1. Notes to Unaudited Pro forma Combined Balance Sheet as of March 31, 2011
(A) As reported in our Quarterly Report on Form 10-Q as of March 31, 2011.
(B) Represents the unaudited balance sheet from the carve-out financial statements of the previous owner of the three acquired businesses as of March 31, 2011.
(C) Eliminates assets not acquired and liabilities not assumed in the acquisition.
(D) Reflects the purchase price of the assets acquired and liabilities incurred by us in connection with the three acquired businesses subsequent to March 31, 2011. The purchase price allocation is preliminary and is subject to change.
(E) Amount represents the one-time gain on acquisition net of acquisition costs incurred at the time of acquisition not included in historical results.
2. Notes to Unaudited Pro forma Combined Statement of Operations for the Three Months Ended March 31, 2011.
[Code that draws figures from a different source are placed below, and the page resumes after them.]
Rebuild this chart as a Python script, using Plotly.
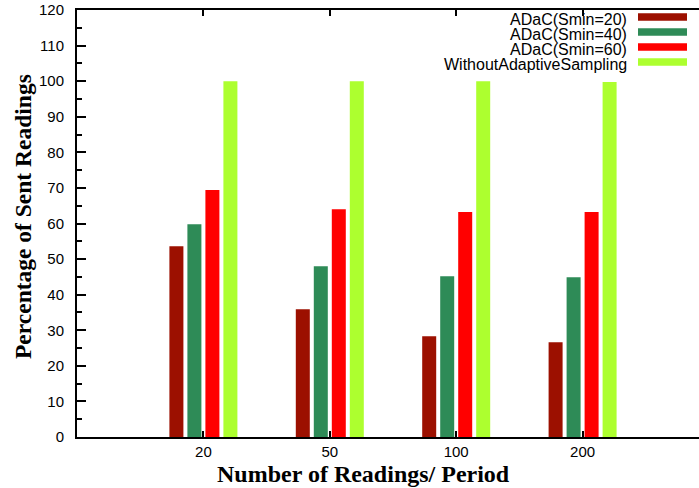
import plotly.graph_objects as go

categories = ["20", "50", "100", "200"]
series_names = ["ADaC(Smin=20)", "ADaC(Smin=40)", "ADaC(Smin=60)", "WithoutAdaptiveSampling"]
smin20 = [53.6, 35.9, 28.3, 26.6]
smin40 = [59.8, 48.0, 45.2, 44.9]
smin60 = [69.4, 64.0, 63.2, 63.2]
without_sampling = [100.0, 100.0, 100.0, 99.8]
y_ticks = list(range(0, 121, 10))

series_values = [smin20, smin40, smin60, without_sampling]
colors = ["#9C1000", "#2E8B57", "#FF0000", "#ADFF2F"]

W, H = 699, 488
L, R, T, B = 77, 0, 10, 51
plot_w = W - L - R
plot_h = H - T - B
px_per_cat = 126.4
xpos = list(range(1, len(categories) + 1))

fig = go.Figure()
for name, vals, col in zip(series_names, series_values, colors):
    fig.add_trace(go.Bar(x=xpos, y=vals, name=name, marker=dict(color=col, line=dict(width=0)),
                         showlegend=False))

def px_x(p):
    return (p - L) / plot_w

def px_y(p):
    return (H - B - p) / plot_h

# Legend (gnuplot style: text then swatch on the right)
shapes = []
annotations = []
row_y = [17, 32, 47, 62]
for name, col, ry in zip(series_names, colors, row_y):
    shapes.append(dict(type="rect", xref="paper", yref="paper",
                       x0=px_x(638), x1=px_x(687), y0=px_y(ry + 3.7), y1=px_y(ry - 3.7),
                       fillcolor=col, line=dict(width=0)))
    annotations.append(dict(text=name, xref="paper", yref="paper", x=px_x(629), y=px_y(ry + 2.5),
                            xanchor="right", yanchor="middle", showarrow=False,
                            font=dict(family="Liberation Sans, Arial", size=16, color="black")))

annotations.append(dict(text="<b>Number of Readings/ Period</b>", xref="paper", yref="paper",
                        x=px_x(363), y=px_y(474), xanchor="center", yanchor="middle",
                        showarrow=False,
                        font=dict(family="Liberation Serif, Times New Roman", size=24, color="black")))
annotations.append(dict(text="<b>Percentage of Sent Readings</b>", xref="paper", yref="paper",
                        x=px_x(23), y=px_y(217), xanchor="center", yanchor="middle",
                        textangle=-90, showarrow=False,
                        font=dict(family="Liberation Serif, Times New Roman", size=23.5, color="black")))

fig.update_layout(
    width=W, height=H,
    margin=dict(l=L, r=R, t=T, b=B, pad=0, autoexpand=False),
    paper_bgcolor="white", plot_bgcolor="white",
    barmode="group", bargap=0.4304, bargroupgap=0.222,
    shapes=shapes, annotations=annotations,
    showlegend=False,
)
fig.update_xaxes(
    range=[0, plot_w / px_per_cat], tickvals=xpos, ticktext=categories,
    showline=True, linewidth=2, linecolor="black", mirror="ticks",
    ticks="inside", ticklen=6, tickwidth=1.5, tickcolor="black",
    showgrid=False, zeroline=False, ticklabelstandoff=0, automargin=False,
    tickfont=dict(family="Liberation Sans, Arial", size=15, color="black"),
)
fig.update_yaxes(
    range=[0, 120], tickvals=y_ticks,
    showline=True, linewidth=2, linecolor="black", mirror=False,
    ticks="inside", ticklen=9, tickwidth=1.5, tickcolor="black",
    minor=dict(ticks="inside", ticklen=5, dtick=5, tickwidth=1.5, tickcolor="black", showgrid=False),
    showgrid=False, zeroline=False, ticklabelstandoff=8, automargin=False,
    tickfont=dict(family="Liberation Sans, Arial", size=15, color="black"),
)

fig.write_html(
    "out.html",
    config={"displayModeBar": False},
    post_script="document.body.style.margin='0';document.body.style.overflow='hidden';",
)
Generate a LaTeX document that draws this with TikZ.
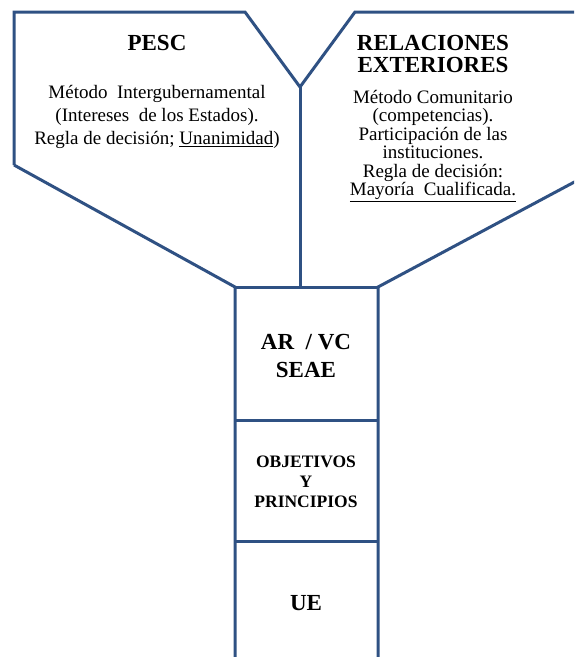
\documentclass[tikz,border=0pt]{standalone}
\usepackage{fontspec}
\setmainfont{Liberation Serif}
\definecolor{marco}{HTML}{2F5183}
\tikzset{
    borde/.style={draw=marco, line width=3pt, line join=miter},
    titulo/.style={font=\fontsize{23}{22}\selectfont\bfseries, align=center},
    texto/.style={font=\fontsize{19}{23}\selectfont, align=center},
}
\begin{document}
\begin{tikzpicture}[x=1pt, y=-1pt]
            \begin{scope}
                \useasboundingbox (0, 0) rectangle (574, 657);
                \clip (0, 0) rectangle (574, 657);

                % forma en Y
                \draw [borde] (14, 165) -- (14, 12) -- (245, 12) -- (300, 87) -- (355, 12) -- (580, 12);
                \draw [borde] (14, 165) -- (235, 287) -- (235, 662);
                \draw [borde] (580, 179) -- (378, 287) -- (378, 662);
                \draw [borde] (300, 87) -- (300, 287);
                \draw [borde] (235, 287) -- (378, 287);
                \draw [borde] (235, 420) -- (378, 420);
                \draw [borde] (235, 541) -- (378, 541);

                \node [titulo] (pesc) at (157, 43) {PESC};
                \node [texto] (pesctxt) at (157, 117) {Método\ \ Intergubernamental\\(Intereses\ \ de los Estados).\\Regla de decisión;\ \underline{Unanimidad})};

                \node [titulo] (relext) at (433, 54) {RELACIONES\\EXTERIORES};
                \node [texto, font=\fontsize{19}{18.5}\selectfont] (relextxt) at (433, 146) {Método Comunitario\\(competencias).\\Participación de las\\instituciones.\\Regla de decisión:\\\underline{Mayoría\ \ Cualificada.}};

                \node [titulo, font=\fontsize{23}{28}\selectfont\bfseries] (arvc) at (306, 356) {AR\ \ / VC\\SEAE};
                \node [titulo, font=\fontsize{17.5}{20}\selectfont\bfseries] (obj) at (306, 482) {OBJETIVOS\\Y\\PRINCIPIOS};
                \node [titulo] (ue) at (306, 603) {UE};

            \end{scope}
        \end{tikzpicture}
\end{document}
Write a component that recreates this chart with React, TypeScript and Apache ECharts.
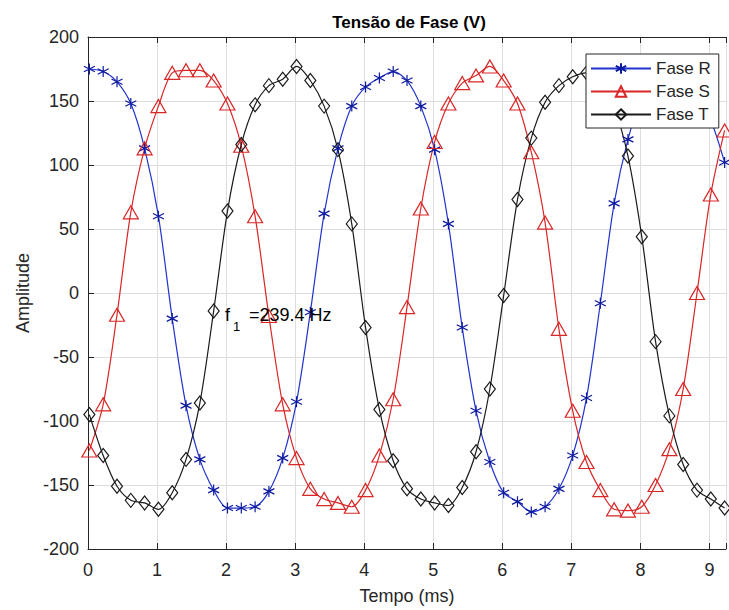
import React, { useEffect, useRef } from "react";
import * as echarts from "echarts";

// Marker sample times (ms)
const T_MS = [
  0.02, 0.22, 0.42, 0.62, 0.82, 1.02, 1.22, 1.42, 1.62, 1.82,
  2.02, 2.22, 2.42, 2.62, 2.82, 3.02, 3.22, 3.42, 3.62, 3.82,
  4.02, 4.22, 4.42, 4.62, 4.82, 5.02, 5.22, 5.42, 5.62, 5.82,
  6.02, 6.22, 6.42, 6.62, 6.82, 7.02, 7.22, 7.42, 7.62, 7.82,
  8.02, 8.22, 8.42, 8.62, 8.82, 9.02, 9.22,
];

const FASE_R = [
  175, 173, 165, 148, 113, 60, -20, -88, -130, -154,
  -168, -168, -167, -155, -129, -85, -15, 62, 113, 146,
  161, 168, 173, 166, 146, 112, 54, -27, -92, -132,
  -156, -163, -171, -167, -153, -127, -82, -8, 70, 120,
  152, 166, 172, 168, 155, 135, 102,
];

const FASE_S = [
  -123, -87, -17, 63, 113, 146, 172, 174, 174, 166,
  148, 115, 60, -18, -87, -129, -153, -161, -164, -167,
  -154, -127, -83, -11, 66, 118, 148, 164, 170, 177,
  166, 148, 110, 55, -28, -92, -132, -154, -169, -170,
  -167, -150, -122, -75, 0, 77, 127,
];

const FASE_T = [
  -95, -127, -151, -162, -164, -169, -156, -130, -86, -14,
  64, 116, 147, 162, 167, 177, 166, 146, 112, 54,
  -27, -91, -131, -153, -161, -164, -166, -152, -124, -75,
  -2, 73, 121, 149, 162, 169, 172, 165, 145, 107,
  44, -38, -96, -134, -154, -161, -168,
];

const X_TICKS = [0, 1, 2, 3, 4, 5, 6, 7, 8, 9];
const Y_TICKS = [-200, -150, -100, -50, 0, 50, 100, 150, 200];

const FONT = "'Liberation Sans', Arial, Helvetica, sans-serif";
const TXT = "#262626";
const STAR = "path://M5,0 L5,10 M0.67,2.5 L9.33,7.5 M0.67,7.5 L9.33,2.5";

function makeSeries(
  name: string,
  vals: number[],
  lineColor: string,
  markColor: string,
  symbol: string,
  size: number | number[]
) {
  return {
    type: "line",
    name,
    data: T_MS.map((t, i) => [t, vals[i]]),
    smooth: 0.3,
    symbol,
    symbolSize: size,
    showAllSymbol: true,
    lineStyle: { color: lineColor, width: 1.2 },
    itemStyle: { color: "transparent", borderColor: markColor, borderWidth: 1.2 },
    emphasis: { disabled: true },
    clip: true,
  };
}

export default function App() {
  const ref = useRef<HTMLDivElement>(null);

  useEffect(() => {
    if (!ref.current) return;
    const chart = echarts.init(ref.current, null, { renderer: "svg" });
    const xAxisCommon = {
      type: "value",
      min: 0,
      max: 9.24,
      interval: 1,
    };
    chart.setOption({
      animation: false,
      grid: { left: 88, top: 37, right: 0, bottom: 60 },
      xAxis: [
        {
          ...xAxisCommon,
          position: "bottom",
          name: "Tempo (ms)",
          nameLocation: "middle",
          nameGap: 38,
          nameTextStyle: { color: TXT, fontSize: 18, fontFamily: FONT },
          axisLine: { show: true, onZero: false, lineStyle: { color: TXT, width: 1 } },
          axisTick: { show: true, inside: true, length: 6, lineStyle: { color: TXT } },
          axisLabel: {
            color: TXT,
            fontSize: 18,
            fontFamily: FONT,
            margin: 12,
            formatter: (v: number) => (X_TICKS.includes(v) ? String(v) : ""),
          },
          splitLine: { show: true, lineStyle: { color: "#dedede", width: 1 } },
        },
        {
          ...xAxisCommon,
          position: "top",
          axisLine: { show: true, onZero: false, lineStyle: { color: TXT, width: 1 } },
          axisTick: { show: true, inside: true, length: 6, lineStyle: { color: TXT } },
          axisLabel: { show: false },
          splitLine: { show: false },
        },
      ],
      yAxis: {
        type: "value",
        min: -200,
        max: 200,
        interval: 50,
        name: "Amplitude",
        nameLocation: "middle",
        nameGap: 56,
        nameTextStyle: { color: TXT, fontSize: 18, fontFamily: FONT },
        axisLine: { show: true, onZero: false, lineStyle: { color: TXT, width: 1 } },
        axisTick: { show: true, inside: true, length: 6, lineStyle: { color: TXT } },
        axisLabel: {
          color: TXT,
          fontSize: 18,
          fontFamily: FONT,
          margin: 9,
          formatter: (v: number) => (Y_TICKS.includes(v) ? String(v) : ""),
        },
        splitLine: { show: true, lineStyle: { color: "#dedede", width: 1 } },
      },
      legend: {
        orient: "vertical",
        left: 586,
        top: 54,
        padding: [6, 8, 5, 4],
        itemGap: 6,
        itemWidth: 60,
        itemHeight: 13,
        backgroundColor: "#ffffff",
        borderColor: TXT,
        borderWidth: 1,
        borderRadius: 0,
        textStyle: { color: TXT, fontSize: 17, fontFamily: FONT },
        data: ["Fase R", "Fase S", "Fase T"],
      },
      graphic: [
        {
          type: "text",
          x: 409,
          y: 22,
          style: {
            text: "Tensão de Fase (V)",
            font: `bold 17px ${FONT}`,
            fill: "#000",
            textAlign: "center",
            textVerticalAlign: "middle",
          },
        },
        {
          type: "text",
          x: 225,
          y: 315,
          style: {
            text: "f",
            font: `18px ${FONT}`,
            fill: "#000",
            textAlign: "left",
            textVerticalAlign: "middle",
          },
          z: 10,
        },
        {
          type: "text",
          x: 233,
          y: 326,
          style: {
            text: "1",
            font: `13px ${FONT}`,
            fill: "#000",
            textAlign: "left",
            textVerticalAlign: "middle",
          },
          z: 10,
        },
        {
          type: "text",
          x: 249,
          y: 315,
          style: {
            text: "=239.4 Hz",
            font: `18px ${FONT}`,
            fill: "#000",
            textAlign: "left",
            textVerticalAlign: "middle",
          },
          z: 10,
        },
      ],
      series: [
        makeSeries("Fase R", FASE_R, "#2233cc", "#0d1a9e", STAR, 11),
        makeSeries("Fase S", FASE_S, "#d92626", "#d92626", "triangle", [15, 13]),
        makeSeries("Fase T", FASE_T, "#1a1a1a", "#1a1a1a", "diamond", [11, 14]),
      ],
    });
    return () => chart.dispose();
  }, []);

  return (
    <div
      ref={ref}
      style={{ position: "fixed", left: 0, top: 0, width: 729, height: 610, background: "#fff" }}
    />
  );
}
(A) Reflects the historical consolidated statement of operations for the three months ended March 31, 2011 as reported in our Quarterly Report on Form 10-Q.
(B) Represents the unaudited historical statement of operations from the carve-out financial statements of the previous owner of the three businesses purchased.
(C) Increases depreciation and amortization expense as a result of the increase in the fair market value of the assets acquired. Depreciation and amortization expense is recognized using the straight-line method over an estimated useful life of 40 years for buildings and intangibles 5 years for furniture and equipment.
(D) Increases interest expense to reflect additional interest paid on higher loan balances than those of the previous owner.
3. Notes to Unaudited Pro forma Combined Statement of Operations for the Year Ended December 31, 2010.
(E) Reflects the historical consolidated statement of operations for the year ended December 31, 2010 as reported in our Annual Report on Form 10-K.
(F) Represents the audited historical statement of operations from the carve-out financial statements of the previous owner of the three businesses purchased.
(G) Increases depreciation and amortization expense as a result of the increase in the fair market value of the assets acquired. Depreciation and amortization expense is recognized using the straight-line method over an estimated useful life of 40 years for buildings as and intangibles and 5 years for furniture and equipment.
(H) Increases interest expense to reflect additional interest paid on higher loan balances than those of the previous owner.
(I) Represents acquisition related expenses incurred at the time of closing.
(J) Represents the gain recognized in connection with the acquisitions of Southland Care Center, Autumn Breeze Healthcare Center, and College Park Healthcare of $300,049, $2,287,049, and $1,070,385 respectively.